• Description of the task:
All of the material should be reproduced exactly, with pictures left out.

• Collected data:
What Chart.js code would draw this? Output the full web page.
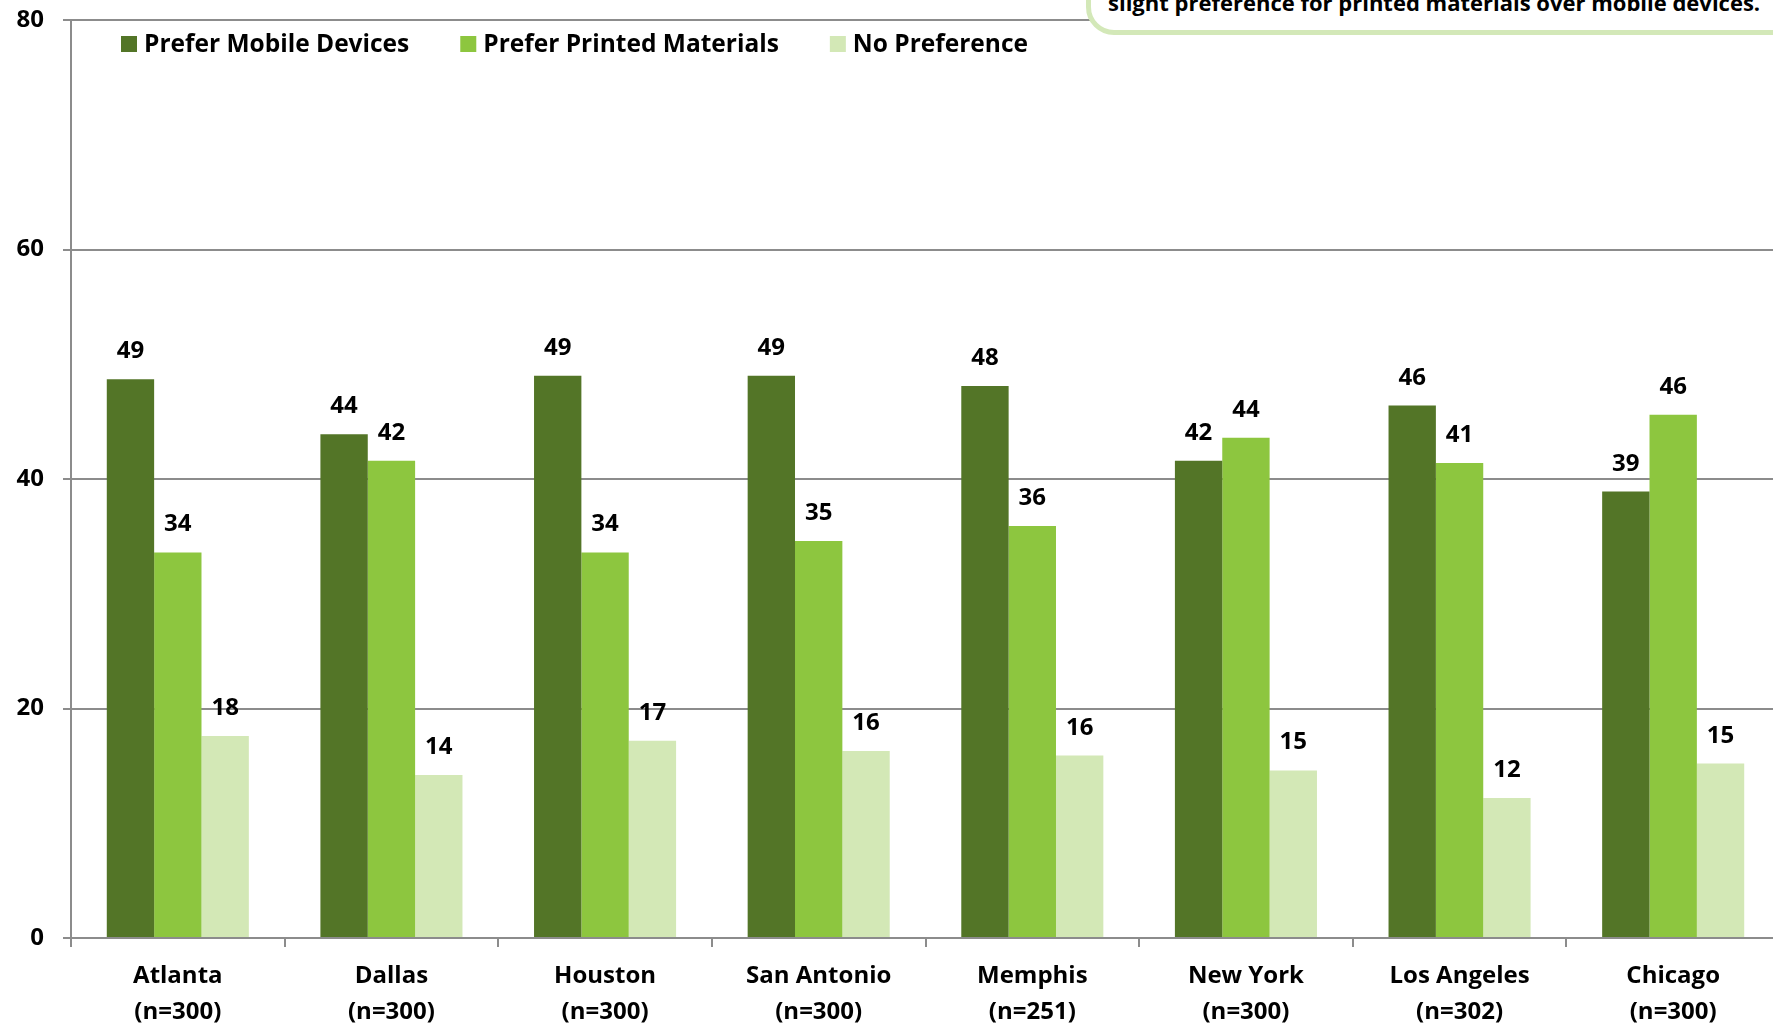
<!DOCTYPE html>
<html>
<head>
<meta charset="utf-8">
<script src="https://cdn.jsdelivr.net/npm/chart.js@4.4.1/dist/chart.umd.min.js"></script>
<style>
html,body{margin:0;padding:0;background:#fff;width:1773px;height:1027px;overflow:hidden;}
#wrap{position:absolute;left:0;top:0;width:1780px;height:1027px;}
#c{display:block;}
#callout{position:absolute;left:1086px;top:-100px;width:800px;height:135px;box-sizing:border-box;border:5px solid #d3e8b8;border-radius:28px;background:#fff;}
#callText{position:absolute;left:1108px;top:-12px;font-family:"Open Sans",sans-serif;font-weight:700;font-size:22px;line-height:28px;color:#000;white-space:nowrap;}
</style>
</head>
<body>
<div id="wrap"><canvas id="c" width="1780" height="1027"></canvas></div>
<div id="callout"></div>
<div id="callText">slight preference for printed materials over mobile devices.</div>
<script>
// ---- data ----
const cities = ["Atlanta","Dallas","Houston","San Antonio","Memphis","New York","Los Angeles","Chicago"];
const sampleSizes = ["(n=300)","(n=300)","(n=300)","(n=300)","(n=251)","(n=300)","(n=302)","(n=300)"];
const preferMobile  = [48.7, 43.9, 49.0, 49.0, 48.1, 41.6, 46.4, 38.9];
const preferPrinted = [33.6, 41.6, 33.6, 34.6, 35.9, 43.6, 41.4, 45.6];
const noPreference  = [17.6, 14.2, 17.2, 16.3, 15.9, 14.6, 12.2, 15.2];
const seriesNames = ["Prefer Mobile Devices","Prefer Printed Materials","No Preference"];
const yTicks = [0, 20, 40, 60, 80];

const FONT = '"Open Sans", sans-serif';
const colors = ["#537527", "#8dc63f", "#d3e8b6"];

const labels = cities.map((c, i) => [c, sampleSizes[i]]);

const dataLabelPlugin = {
  id: 'dataLabels',
  afterDatasetsDraw(chart) {
    const ctx = chart.ctx;
    ctx.save();
    ctx.font = 'bold 24px ' + FONT;
    ctx.fillStyle = '#000';
    ctx.textAlign = 'center';
    ctx.textBaseline = 'alphabetic';
    chart.data.datasets.forEach((ds, di) => {
      const meta = chart.getDatasetMeta(di);
      meta.data.forEach((el, i) => {
        ctx.fillText(String(Math.round(ds.data[i])), el.x, el.y - 21);
      });
    });
    ctx.restore();
  }
};

const legendPlugin = {
  id: 'innerLegend',
  afterDraw(chart) {
    const ctx = chart.ctx;
    ctx.save();
    ctx.font = 'bold 24.5px ' + FONT;
    ctx.textBaseline = 'middle';
    ctx.textAlign = 'left';
    let x = 121;
    const yc = 44;
    chart.data.datasets.forEach(ds => {
      ctx.fillStyle = ds.backgroundColor;
      ctx.fillRect(x, yc - 8, 16, 16);
      ctx.fillStyle = '#000';
      ctx.fillText(ds.label, x + 23, yc + 1);
      x += 23 + ctx.measureText(ds.label).width + 51;
    });
    ctx.restore();
  }
};

new Chart(document.getElementById('c'), {
  type: 'bar',
  data: {
    labels: labels,
    datasets: [
      { label: seriesNames[0], data: preferMobile, backgroundColor: colors[0] },
      { label: seriesNames[1], data: preferPrinted, backgroundColor: colors[1] },
      { label: seriesNames[2], data: noPreference, backgroundColor: colors[2] }
    ]
  },
  options: {
    responsive: false,
    animation: false,
    devicePixelRatio: 1,
    layout: { padding: { top: 20, right: 0, left: 0, bottom: 0 } },
    datasets: { bar: { categoryPercentage: 0.665, barPercentage: 1.0, borderWidth: 0 } },
    plugins: { legend: { display: false }, tooltip: { enabled: false }, title: { display: false } },
    scales: {
      x: {
        grid: { display: true, offset: true, drawOnChartArea: false, drawTicks: true, tickLength: 9, color: '#8c8c8c', lineWidth: 2 },
        border: { display: true, color: '#8c8c8c', width: 2 },
        ticks: { color: '#000', font: { family: FONT, size: 24, weight: 'bold', lineHeight: 1.5 }, padding: 11, maxRotation: 0, autoSkip: false },
        afterFit(s) { s.height = 89; s.paddingLeft = 0; s.paddingRight = 0; }
      },
      y: {
        min: 0, max: 80,
        afterBuildTicks(s) { s.ticks = yTicks.map(v => ({ value: v })); },
        grid: { color: '#8c8c8c', lineWidth: 2, tickLength: 8, drawTicks: true },
        border: { display: true, color: '#8c8c8c', width: 2 },
        ticks: { color: '#000', font: { family: FONT, size: 24, weight: 'bold' }, padding: 19 },
        afterFit(s) { s.width = 71; s.paddingTop = 0; s.paddingBottom = 0; }
      }
    }
  },
  plugins: [dataLabelPlugin, legendPlugin]
});
</script>
</body>
</html>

• Answer to this exercise:
What Chart.js code would draw this? Output the full web page.
<!DOCTYPE html>
<html>
<head>
<meta charset="utf-8">
<script src="https://cdn.jsdelivr.net/npm/chart.js@4.4.1/dist/chart.umd.min.js"></script>
<style>
html,body{margin:0;padding:0;background:#fff;width:1773px;height:1027px;overflow:hidden;}
#wrap{position:absolute;left:0;top:0;width:1780px;height:1027px;}
#c{display:block;}
#callout{position:absolute;left:1086px;top:-100px;width:800px;height:135px;box-sizing:border-box;border:5px solid #d3e8b8;border-radius:28px;background:#fff;}
#callText{position:absolute;left:1108px;top:-12px;font-family:"Open Sans",sans-serif;font-weight:700;font-size:22px;line-height:28px;color:#000;white-space:nowrap;}
</style>
</head>
<body>
<div id="wrap"><canvas id="c" width="1780" height="1027"></canvas></div>
<div id="callout"></div>
<div id="callText">slight preference for printed materials over mobile devices.</div>
<script>
// ---- data ----
const cities = ["Atlanta","Dallas","Houston","San Antonio","Memphis","New York","Los Angeles","Chicago"];
const sampleSizes = ["(n=300)","(n=300)","(n=300)","(n=300)","(n=251)","(n=300)","(n=302)","(n=300)"];
const preferMobile  = [48.7, 43.9, 49.0, 49.0, 48.1, 41.6, 46.4, 38.9];
const preferPrinted = [33.6, 41.6, 33.6, 34.6, 35.9, 43.6, 41.4, 45.6];
const noPreference  = [17.6, 14.2, 17.2, 16.3, 15.9, 14.6, 12.2, 15.2];
const seriesNames = ["Prefer Mobile Devices","Prefer Printed Materials","No Preference"];
const yTicks = [0, 20, 40, 60, 80];

const FONT = '"Open Sans", sans-serif';
const colors = ["#537527", "#8dc63f", "#d3e8b6"];

const labels = cities.map((c, i) => [c, sampleSizes[i]]);

const dataLabelPlugin = {
  id: 'dataLabels',
  afterDatasetsDraw(chart) {
    const ctx = chart.ctx;
    ctx.save();
    ctx.font = 'bold 24px ' + FONT;
    ctx.fillStyle = '#000';
    ctx.textAlign = 'center';
    ctx.textBaseline = 'alphabetic';
    chart.data.datasets.forEach((ds, di) => {
      const meta = chart.getDatasetMeta(di);
      meta.data.forEach((el, i) => {
        ctx.fillText(String(Math.round(ds.data[i])), el.x, el.y - 21);
      });
    });
    ctx.restore();
  }
};

const legendPlugin = {
  id: 'innerLegend',
  afterDraw(chart) {
    const ctx = chart.ctx;
    ctx.save();
    ctx.font = 'bold 24.5px ' + FONT;
    ctx.textBaseline = 'middle';
    ctx.textAlign = 'left';
    let x = 121;
    const yc = 44;
    chart.data.datasets.forEach(ds => {
      ctx.fillStyle = ds.backgroundColor;
      ctx.fillRect(x, yc - 8, 16, 16);
      ctx.fillStyle = '#000';
      ctx.fillText(ds.label, x + 23, yc + 1);
      x += 23 + ctx.measureText(ds.label).width + 51;
    });
    ctx.restore();
  }
};

new Chart(document.getElementById('c'), {
  type: 'bar',
  data: {
    labels: labels,
    datasets: [
      { label: seriesNames[0], data: preferMobile, backgroundColor: colors[0] },
      { label: seriesNames[1], data: preferPrinted, backgroundColor: colors[1] },
      { label: seriesNames[2], data: noPreference, backgroundColor: colors[2] }
    ]
  },
  options: {
    responsive: false,
    animation: false,
    devicePixelRatio: 1,
    layout: { padding: { top: 20, right: 0, left: 0, bottom: 0 } },
    datasets: { bar: { categoryPercentage: 0.665, barPercentage: 1.0, borderWidth: 0 } },
    plugins: { legend: { display: false }, tooltip: { enabled: false }, title: { display: false } },
    scales: {
      x: {
        grid: { display: true, offset: true, drawOnChartArea: false, drawTicks: true, tickLength: 9, color: '#8c8c8c', lineWidth: 2 },
        border: { display: true, color: '#8c8c8c', width: 2 },
        ticks: { color: '#000', font: { family: FONT, size: 24, weight: 'bold', lineHeight: 1.5 }, padding: 11, maxRotation: 0, autoSkip: false },
        afterFit(s) { s.height = 89; s.paddingLeft = 0; s.paddingRight = 0; }
      },
      y: {
        min: 0, max: 80,
        afterBuildTicks(s) { s.ticks = yTicks.map(v => ({ value: v })); },
        grid: { color: '#8c8c8c', lineWidth: 2, tickLength: 8, drawTicks: true },
        border: { display: true, color: '#8c8c8c', width: 2 },
        ticks: { color: '#000', font: { family: FONT, size: 24, weight: 'bold' }, padding: 19 },
        afterFit(s) { s.width = 71; s.paddingTop = 0; s.paddingBottom = 0; }
      }
    }
  },
  plugins: [dataLabelPlugin, legendPlugin]
});
</script>
</body>
</html>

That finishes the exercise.